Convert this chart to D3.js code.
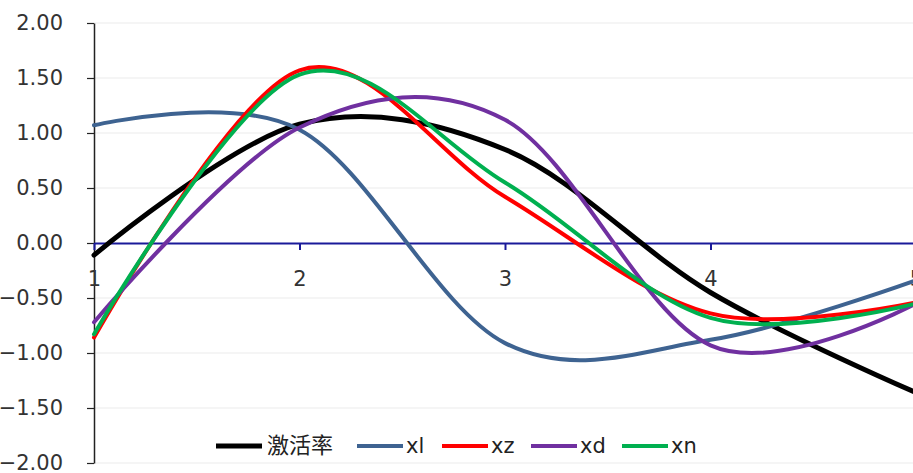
<!DOCTYPE html>
<html>
<head>
<meta charset="utf-8">
<script src="https://cdn.jsdelivr.net/npm/d3@7"></script>
<style>
  body { margin: 0; background: #fff; }
  text { font-family: "DejaVu Sans", sans-serif; }
</style>
</head>
<body>
<div id="chart"></div>
<script>
// data, one value per x = 1..5
var xValues = [1, 2, 3, 4, 5];
var seriesNames = ["激活率", "xl", "xz", "xd", "xn"];
var jihuolv = [-0.11, 1.08, 0.85, -0.45, -1.36];
var xl = [1.07, 1.03, -0.91, -0.88, -0.34];
var xz = [-0.86, 1.57, 0.42, -0.64, -0.54];
var xd = [-0.72, 1.05, 1.12, -0.93, -0.55];
var xn = [-0.83, 1.53, 0.55, -0.68, -0.55];
var yTicks = [-2, -1.5, -1, -0.5, 0, 0.5, 1, 1.5, 2];

var seriesValues = [jihuolv, xl, xz, xd, xn];
var colors = ["#000000", "#3e6391", "#ff0000", "#7030a0", "#00b050"];
var widths = [5, 4, 4, 4, 4];

var svgWidth = 913, svgHeight = 473;
var plotLeft = 94, plotRight = 916, plotTop = 23, plotBottom = 463;

var svg = d3.select("#chart").append("svg")
  .attr("width", svgWidth)
  .attr("height", svgHeight);

var xScale = d3.scaleLinear().domain([1, 5]).range([plotLeft, plotRight]);
var yScale = d3.scaleLinear().domain([-2, 2]).range([plotBottom, plotTop]);

// light grid lines
svg.append("g")
  .selectAll("line")
  .data(yTicks.filter(d => d !== 0))
  .enter()
  .append("line")
  .attr("x1", plotLeft)
  .attr("x2", svgWidth)
  .attr("y1", d => yScale(d))
  .attr("y2", d => yScale(d))
  .attr("stroke", "#ebebeb")
  .attr("stroke-width", 1);

// y axis
var yAxis = d3.axisLeft(yScale)
  .tickValues(yTicks)
  .tickFormat(d3.format(".2f"))
  .tickSize(7)
  .tickSizeOuter(0)
  .tickPadding(24);

var yg = svg.append("g")
  .attr("transform", `translate(${plotLeft},0)`)
  .call(yAxis);
yg.select(".domain").attr("stroke", "#222").attr("stroke-width", 1.5);
yg.selectAll(".tick line").attr("stroke", "#222").attr("stroke-width", 1.2);
yg.selectAll("text")
  .attr("font-size", 21)
  .attr("fill", "#333")
  .style("font-family", "DejaVu Sans, sans-serif");

// x axis along zero
var xAxis = d3.axisBottom(xScale)
  .tickValues(xValues)
  .tickFormat(d3.format("d"))
  .tickSize(7)
  .tickSizeOuter(0)
  .tickPadding(21);

var xg = svg.append("g")
  .attr("transform", `translate(0,${yScale(0)})`)
  .call(xAxis);
xg.select(".domain").attr("stroke", "#1a1a99").attr("stroke-width", 2);
xg.selectAll(".tick line").attr("stroke", "#1a1a99").attr("stroke-width", 2);
xg.selectAll("text")
  .attr("font-size", 21)
  .attr("fill", "#333")
  .style("font-family", "DejaVu Sans, sans-serif");

// smoothed lines
var line = d3.line()
  .x((d, i) => xScale(xValues[i]))
  .y(d => yScale(d))
  .curve(d3.curveCardinal.tension(0));

svg.append("g")
  .selectAll("path")
  .data(seriesValues)
  .enter()
  .append("path")
  .attr("d", d => line(d))
  .attr("fill", "none")
  .attr("stroke", (d, i) => colors[i])
  .attr("stroke-width", (d, i) => widths[i])
  .attr("stroke-linecap", "round");

// legend
var legendX = [216, 357, 442, 531, 622];
var legendY = 446;
var legend = svg.append("g")
  .selectAll("g")
  .data(seriesNames)
  .enter()
  .append("g")
  .attr("transform", (d, i) => `translate(${legendX[i]},${legendY})`);

legend.append("line")
  .attr("x1", 0)
  .attr("x2", 46)
  .attr("stroke", (d, i) => colors[i])
  .attr("stroke-width", (d, i) => widths[i]);

legend.append("text")
  .attr("x", (d, i) => i === 0 ? 51 : 49)
  .attr("y", 7)
  .attr("font-size", (d, i) => i === 0 ? 22 : 21)
  .attr("fill", "#222")
  .style("font-family", (d, i) => i === 0 ? "Noto Sans CJK SC, sans-serif" : "DejaVu Sans, sans-serif")
  .text(d => d);
</script>
</body>
</html>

========

### [Given task]
Copy every line above that holds the word "chart".

### [Answer to this task]
Convert this chart to D3.js code.
<div id="chart"></div>
var svg = d3.select("#chart").append("svg")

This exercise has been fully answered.